Mexiko City. The Mexican state has begun connecting citizens’ SIM cards to their personal identity in a way that allows them to be identified at any time. Anyone wishing to use the mobile network or access the internet needs not only a smartphone or tablet but also a SIM card, which manages the connection between device and network. Anonymous prepaid SIM cards will disappear under the new law from the middle of the year.
To achieve this, Mexico is relying on a previously voluntary identification mechanism known as the Unique Population Registry Code (CURP). In practice, the system will become effectively mandatory in 2026, because essential services such as mobile telephony will no longer function without the ID. By 1 July 2026 every active mobile number in the country must be linked to Mexico’s digital identity system.
Mandatory registration
The new law on mobile phone registration entered into force on 9 January 2026 and applies to both prepaid and postpaid tariffs. It covers physical SIM cards as well as eSIMs. Customers of mobile network providers have until 30 June to complete the registration of existing cards. For new connections activated after 9 January this year, the deadline is 30 days. If the deadline is missed, the line will be blocked.
Anyone wishing to register a mobile connection in Mexico must now present their CURP number together with a valid government-issued identity document. Biometric registration is therefore not optional but mandatory. No one can register a telephone number without first submitting biometric data to the state as part of the CURP procedure.
Mexico is thus constructing a telephone network in which every number is linked to a face. Any call between two individuals can therefore be traced clearly and is already connected to a range of personal data.
The CURP Biométrica is an expanded form of identification in Mexico that combines personal data with biometric features to strengthen identity verification. It records all ten fingerprints, an iris scan, a facial photograph and a digital signature. The procedure is free of charge and requires personal registration at the National Population Registry (RENAPO).

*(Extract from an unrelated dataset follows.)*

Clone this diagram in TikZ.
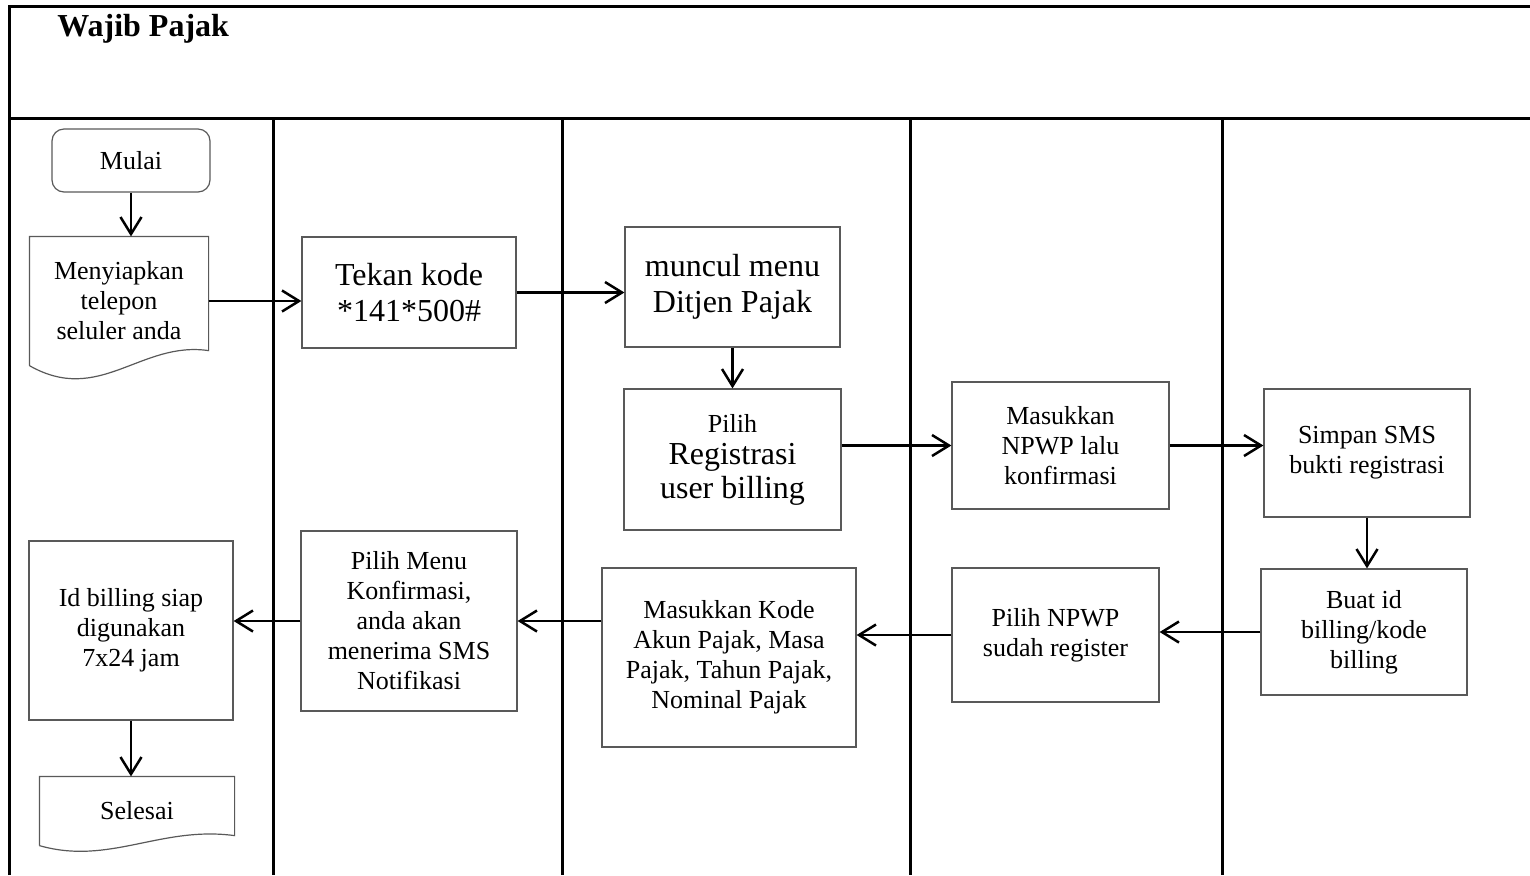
\documentclass[tikz,border=0pt]{standalone}
\usepackage{fontspec}
\setmainfont{Liberation Serif}
\usepackage{tikz}
\usetikzlibrary{arrows.meta,calc}

\begin{document}
\begin{tikzpicture}[x=0.5pt,y=-0.5pt,
        lajur/.style={line width=1.5pt},
        kotak/.style={draw=black!65,line width=0.6pt,align=center,inner sep=2pt,
                      font=\fontsize{13}{15}\selectfont},
        besar/.style={font=\fontsize{16}{18}\selectfont},
        dok/.style={kotak,draw=none},
        garis/.style={draw=black!65,line width=0.6pt},
        ar/.style={-{Straight Barb[length=8.5pt,width=10.5pt]},line width=1.25pt}]

        \useasboundingbox (0,0) rectangle (1530,875);

        % lajur
        \draw[lajur] (9,875) -- (9,6) -- (1530,6);
        \draw[lajur] (9,118) -- (1530,118);
        \foreach \x in {273,562,910,1222}{
          \draw[lajur] (\x,118) -- (\x,875);
        }
        \node[font=\fontsize{16}{18}\selectfont\bfseries,anchor=base west,inner sep=0pt] (judul) at (57,36) {Wajib Pajak};

        \node[kotak,rounded corners=6pt,minimum width=79pt,minimum height=31.5pt] (mulai) at (131,160.5) {Mulai};
        \node[dok,minimum width=89pt,minimum height=64pt] (siap) at (119,301) {Menyiapkan\\telepon\\seluler anda};
        \node[kotak,besar,minimum width=107pt,minimum height=55.5pt] (tekan) at (409,292.5) {Tekan kode\\*141*500\#};
        \node[kotak,besar,minimum width=107.5pt,minimum height=60pt] (muncul) at (732.5,287) {muncul menu\\Ditjen Pajak};
        \node[kotak,minimum width=108.5pt,minimum height=70.5pt] (regis) at (732.5,459.5)
             {Pilih\\[1pt]{\fontsize{16}{18}\selectfont Registrasi}\\[2pt]{\fontsize{16}{18}\selectfont user billing}};
        \node[kotak,minimum width=108.5pt,minimum height=63.5pt] (npwp) at (1060.5,445.5) {Masukkan\\NPWP lalu\\konfirmasi};
        \node[kotak,minimum width=103pt,minimum height=64pt] (simpan) at (1367,453) {Simpan SMS\\bukti registrasi};
        \node[kotak,minimum width=103pt,minimum height=63pt] (buat) at (1364,632) {Buat id\\billing/kode\\billing};
        \node[kotak,minimum width=103.5pt,minimum height=67pt] (pilnpwp) at (1055.5,635) {Pilih NPWP\\sudah register};
        \node[kotak,minimum width=127pt,minimum height=89.5pt] (kode) at (729,657.5)
             {Masukkan Kode\\Akun Pajak, Masa\\Pajak, Tahun Pajak,\\Nominal Pajak};
        \node[kotak,minimum width=108pt,minimum height=90pt] (menu) at (409,621)
             {Pilih Menu\\Konfirmasi,\\anda akan\\menerima SMS\\Notifikasi};
        \node[kotak,minimum width=102pt,minimum height=89.5pt] (idb) at (131,630.5) {Id billing siap\\digunakan\\7x24 jam};
        \node[dok,minimum width=97pt,minimum height=34pt] (selesai) at (137,811) {Selesai};

        % bentuk dokumen
        \draw[garis] (siap.south west) -- (siap.north west) -- (siap.north east)
          -- ([yshift=7.5pt]siap.south east)
          .. controls ([xshift=-34pt,yshift=12.5pt]siap.south east)
          and ([xshift=35pt,yshift=-20pt]siap.south west) .. (siap.south west);
        \draw[garis] (selesai.south west) -- (selesai.north west) -- (selesai.north east)
          -- ([yshift=5pt]selesai.south east)
          .. controls ([xshift=-37pt,yshift=10pt]selesai.south east)
          and ([xshift=35pt,yshift=-10pt]selesai.south west) .. (selesai.south west);

        \foreach \a/\b in {mulai/siap,muncul/regis,simpan/buat,idb/selesai}{
          \draw[ar] (\a.south) -- (\a.south |- \b.north);
        }
        \foreach \a/\b in {siap/tekan,tekan/muncul,npwp/simpan}{
          \draw[ar] (\a.east) -- (\a.east -| \b.west);
        }
        \foreach \a/\b in {buat/pilnpwp,pilnpwp/kode,menu/idb}{
          \draw[ar] (\a.west) -- (\a.west -| \b.east);
        }
        \draw[ar] (npwp.west -| regis.east) -- (npwp.west);
        \draw[ar] (menu.east -| kode.west) -- (menu.east);
      \end{tikzpicture}
\end{document}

At the beginning of 2026 the ID began to be introduced as the central identification document for numerous public and private services in Mexico.
The CURP procedure remains controversial in Mexico. Last year the court of the federal state of Yucatán ruled against the programme. For data protection reasons, the judges suspended the CURP Biométrica programme in September 2025. The Mexican federal government nevertheless continued with the programme and this year made it mandatory for many procedures and services.
The CURP is also required for government social programmes, passport applications, the national health service, registration with the tax authorities, driving licences and dealings with banks. Employees need it in order to receive wages and for registration by employers with government authorities. Anyone wishing to enrol themselves or their children in a school or university must present a CURP. Online retailers are also required to request the CURP of their customers when concluding transactions.
Comprehensive surveillance
Until last year anonymous SIM cards were easily available. For many people they were simply a matter of convenience or useful for those who rarely made calls. Criminals undoubtedly used them as well. But prepaid SIM cards were also an important tool for individuals who need to communicate without revealing their identity. This includes victims of domestic violence, journalists, activists and anyone whose safety depends on preventing a link between their telephone number and their legal identity.
The government has so far announced no exemptions for such groups. Nor do the published administrative guidelines contain special provisions for people who would face genuine risks from identity-based registration.
Mexico is not the only country to link mobile telephony to biometric national ID systems. India, Nigeria and Tanzania, among others, have introduced similar SIM registration rules. Such systems create mobile networks that can serve as infrastructure for enforcing identity control.
The justification is always the fight against crime. The price, however, is an extremely dense architecture of surveillance. In Mexico as well, telecommunications data can now be linked with a centralised biometric register. Authorities can therefore identify exactly who called whom, when and from where.
The result is the possibility of comprehensive monitoring of communications. Confidential phone calls are effectively over. Every conversation routed through a Mexican network can be assigned to a securely verified identity.
Domestic intelligence agencies and authoritarian rulers will welcome such a system. If they listen in – legally or illegally – they will know not only what was said but also who said it and to whom.
In addition, a smartphone connected to a 5G network can be located with metre-level precision even if GPS is switched off. Every smartphone owner can therefore be identified at any moment and located virtually anywhere.
Even George Orwell, in his dystopian novel 1984, would have struggled to imagine a surveillance system as pervasive as this.